ATCO2 corpus: A Large-Scale Dataset for Research on Automatic Speech Recognition and Natural Language Understanding of Air Traffic Control Communications

可理解性 · 语音识别 · 控制器 · 自动语音识别 · 清华大学智能产业研究院 ·

2023 年 6 月 15 日

翻译：ATCO2语料库：面向空中交通管制通信自动语音识别与自然语言理解研究的大规模数据集

Juan Zuluaga-Gomez,Karel Veselý,Igor Szöke,Alexander Blatt,Petr Motlicek,Martin Kocour,Mickael Rigault,Khalid Choukri,Amrutha Prasad,Seyyed Saeed Sarfjoo,Iuliia Nigmatulina,Claudia Cevenini,Pavel Kolčárek,Allan Tart,Jan Černocký,Dietrich Klakow

from arxiv, Manuscript under review; The code is available at: https://github.com/idiap/atco2-corpus

Personal assistants, automatic speech recognizers and dialogue understanding systems are becoming more critical in our interconnected digital world. A clear example is air traffic control (ATC) communications. ATC aims at guiding aircraft and controlling the airspace in a safe and optimal manner. These voice-based dialogues are carried between an air traffic controller (ATCO) and pilots via very-high frequency radio channels. In order to incorporate these novel technologies into ATC (low-resource domain), large-scale annotated datasets are required to develop the data-driven AI systems. Two examples are automatic speech recognition (ASR) and natural language understanding (NLU). In this paper, we introduce the ATCO2 corpus, a dataset that aims at fostering research on the challenging ATC field, which has lagged behind due to lack of annotated data. The ATCO2 corpus covers 1) data collection and pre-processing, 2) pseudo-annotations of speech data, and 3) extraction of ATC-related named entities. The ATCO2 corpus is split into three subsets. 1) ATCO2-test-set corpus contains 4 hours of ATC speech with manual transcripts and a subset with gold annotations for named-entity recognition (callsign, command, value). 2) The ATCO2-PL-set corpus consists of 5281 hours of unlabeled ATC data enriched with automatic transcripts from an in-domain speech recognizer, contextual information, speaker turn information, signal-to-noise ratio estimate and English language detection score per sample. Both available for purchase through ELDA at http://catalog.elra.info/en-us/repository/browse/ELRA-S0484. 3) The ATCO2-test-set-1h corpus is a one-hour subset from the original test set corpus, that we are offering for free at https://www.atco2.org/data. We expect the ATCO2 corpus will foster research on robust ASR and NLU not only in the field of ATC communications but also in the general research community.

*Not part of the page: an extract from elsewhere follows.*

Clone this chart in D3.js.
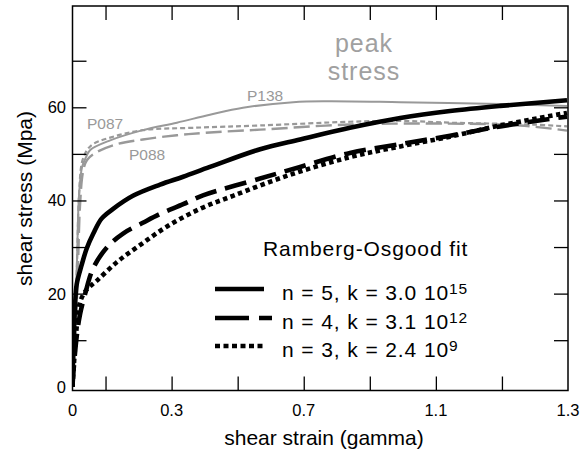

翻译：个人助手、自动语音识别器及对话理解系统在我们互联的数字世界中变得愈发关键，空中交通管制通信便是典型范例。空中交通管制旨在以安全、最优的方式引导航空器并管控空域，这类基于语音的对话通过甚高频无线电频道在管制员与飞行员之间进行。为了将此类新型技术融入低资源领域的空中交通管制，需要大规模标注数据集以驱动基于数据的人工智能系统开发，自动语音识别与自然语言理解便是其中两个典型应用。本文介绍了ATCO2语料库——一个旨在促进空中交通管制（因缺乏标注数据而长期发展滞后）领域研究的挑战性数据集。该语料库涵盖：1）数据采集与预处理；2）语音数据的伪标注；3）空中交通管制相关命名实体提取。ATCO2语料库分为三个子集：1）ATCO2测试集语料库包含4小时带人工标注文本的空中交通管制语音数据，以及黄金标注的子集用于命名实体识别（呼号、指令、数值）；2）ATCO2-PL集语料库包含5281小时未标注的空中交通管制数据，并附带领域内语音识别器的自动转录结果、上下文信息、说话人轮次信息、信噪比估计值及每条样本的英语语言检测分数。以上两个子集可通过ELDA购买（http://catalog.elra.info/en-us/repository/browse/ELRA-S0484）；3）ATCO2测试集-1小时语料库是原始测试集语料库中截取的1小时子集，我们在https://www.atco2.org/data免费提供。我们期望ATCO2语料库不仅能够推动空中交通管制通信领域，更能促进整个学术研究领域在鲁棒性自动语音识别与自然语言理解方面的研究。